Nicola Kuleski

Personal information
- Full name: Nicola Kuleski
- Date of birth: 7 May 1996 (age 30)
- Place of birth: Sydney, Australia
- Height: 1.83 m (6 ft 0 in)
- Position: Midfielder

Team information
- Current team: Blacktown Spartans
- Number: 11

Youth career
- Marconi Stallions
- Blacktown City
- Sydney FC

Senior career*
- Years: Team / Apps / (Gls)
- 2015: Manly United / 14 / (0)
- 2015–2017: Sydney FC NPL / 47 / (5)
- 2017: Sydney FC / 1 / (0)
- 2018–2021: Sydney Olympic / 71 / (5)
- 2022–2023: Rockdale Ilinden / 37 / (0)
- 2024-: Blacktown Spartans / 2 / (0)

International career^{‡}
- 2015–2017: Macedonia U21 / 5 / (0)

= Nicola Kuleski =

Macedonian footballer

Nicola Kuleski (Никола Кулески; born 7 May 1996) is a professional footballer who currently plays as central midfielder for Blacktown Spartans in NSW League One. Born in Australia, he has represented North Macedonia at youth level.

==Club career==
Being born to a father who was a professional football player himself, Nicola started playing football at a very young age (when he was only 4 years old), and he first started training by the local club Marconi Stallions at the age of 7.

He primarily plays as a central midfielder, but he also plays attacking or defensive midfield.

===Sydney FC===
In 2015 Kuleski joined Sydney FC where he started off by playing for the youth team, where he also served as co captain in the 2016–17 season. On 8 April 2017 he also made his debut for the first team of Sydney, arriving in the 80th minute as a substitute for Aaron Calver, in the A-League encounter against Wellington Phoenix which finished 1–1.

===Sydney Olympic===
On 11 October 2017, it was announced that Kuleski would be leaving Sydney FC to join NPL1 team Sydney Olympic for their upcoming 2018 season.

==International career==
Being born in Australia to Macedonian parents, Nicola was originally eligible to play for both - the Australian and Macedonian national team on international level, and he made his decision at the time to represent Macedonia. He started playing for Macedonia's U17 and U19 national teams. He is still eligible to represent both Australia and Macedonia at senior level.
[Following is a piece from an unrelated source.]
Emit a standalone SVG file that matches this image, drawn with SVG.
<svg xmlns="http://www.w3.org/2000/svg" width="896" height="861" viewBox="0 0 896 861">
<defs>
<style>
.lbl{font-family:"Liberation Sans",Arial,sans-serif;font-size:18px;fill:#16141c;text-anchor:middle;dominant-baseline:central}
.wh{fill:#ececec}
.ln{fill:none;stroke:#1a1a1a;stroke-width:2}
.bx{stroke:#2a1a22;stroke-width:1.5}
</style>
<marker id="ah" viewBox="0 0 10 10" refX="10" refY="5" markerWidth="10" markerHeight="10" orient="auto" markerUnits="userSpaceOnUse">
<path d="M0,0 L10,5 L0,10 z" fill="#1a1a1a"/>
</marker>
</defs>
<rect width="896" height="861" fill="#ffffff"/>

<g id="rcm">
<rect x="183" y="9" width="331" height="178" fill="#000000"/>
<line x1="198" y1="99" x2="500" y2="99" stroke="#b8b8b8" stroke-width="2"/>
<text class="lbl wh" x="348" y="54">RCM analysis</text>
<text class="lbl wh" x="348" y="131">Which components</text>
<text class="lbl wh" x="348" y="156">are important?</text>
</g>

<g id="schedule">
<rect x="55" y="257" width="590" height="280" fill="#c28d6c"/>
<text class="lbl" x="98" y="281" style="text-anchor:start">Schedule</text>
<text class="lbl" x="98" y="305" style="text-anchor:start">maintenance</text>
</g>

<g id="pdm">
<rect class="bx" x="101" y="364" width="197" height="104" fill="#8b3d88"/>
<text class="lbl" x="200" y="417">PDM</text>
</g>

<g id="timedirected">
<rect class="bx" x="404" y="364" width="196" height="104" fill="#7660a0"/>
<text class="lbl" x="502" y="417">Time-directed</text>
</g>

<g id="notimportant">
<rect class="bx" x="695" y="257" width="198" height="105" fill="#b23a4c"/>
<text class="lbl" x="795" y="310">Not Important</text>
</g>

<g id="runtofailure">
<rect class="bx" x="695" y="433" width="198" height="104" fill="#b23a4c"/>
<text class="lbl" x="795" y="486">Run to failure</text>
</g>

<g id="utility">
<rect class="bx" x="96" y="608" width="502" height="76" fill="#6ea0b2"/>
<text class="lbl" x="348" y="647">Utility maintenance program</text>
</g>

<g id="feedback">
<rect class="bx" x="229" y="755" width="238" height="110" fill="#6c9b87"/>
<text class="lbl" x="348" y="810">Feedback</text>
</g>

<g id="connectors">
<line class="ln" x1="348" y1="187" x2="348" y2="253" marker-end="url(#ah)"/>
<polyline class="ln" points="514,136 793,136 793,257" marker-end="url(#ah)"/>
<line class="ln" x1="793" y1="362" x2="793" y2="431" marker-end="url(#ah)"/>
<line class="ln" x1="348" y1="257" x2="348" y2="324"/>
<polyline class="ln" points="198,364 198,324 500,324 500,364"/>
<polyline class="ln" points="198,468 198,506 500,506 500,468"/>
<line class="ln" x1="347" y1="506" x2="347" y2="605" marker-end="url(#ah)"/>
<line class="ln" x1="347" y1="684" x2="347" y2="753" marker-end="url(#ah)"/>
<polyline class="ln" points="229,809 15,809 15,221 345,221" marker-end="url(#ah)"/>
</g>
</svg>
On 5 September 2015, Kuleski made his debut for Macedonia U21 in a friendly against Australia U23 which Macedonia won with 3:1. Nicola played the game as a starter and played a solid game against his home country, he got substituted in the 81' minute.

==Personal life==

Nicola was born to a Macedonian father - Blagoja Kuleski who was a professional football player, having played the former Yugoslav First League and for several Australian NSL football clubs throughout his 20 year football career.

Aside from playing football, Nicola is also a part-time student at the Macquarie University doing a Bachelor of Science degree in Information Technology.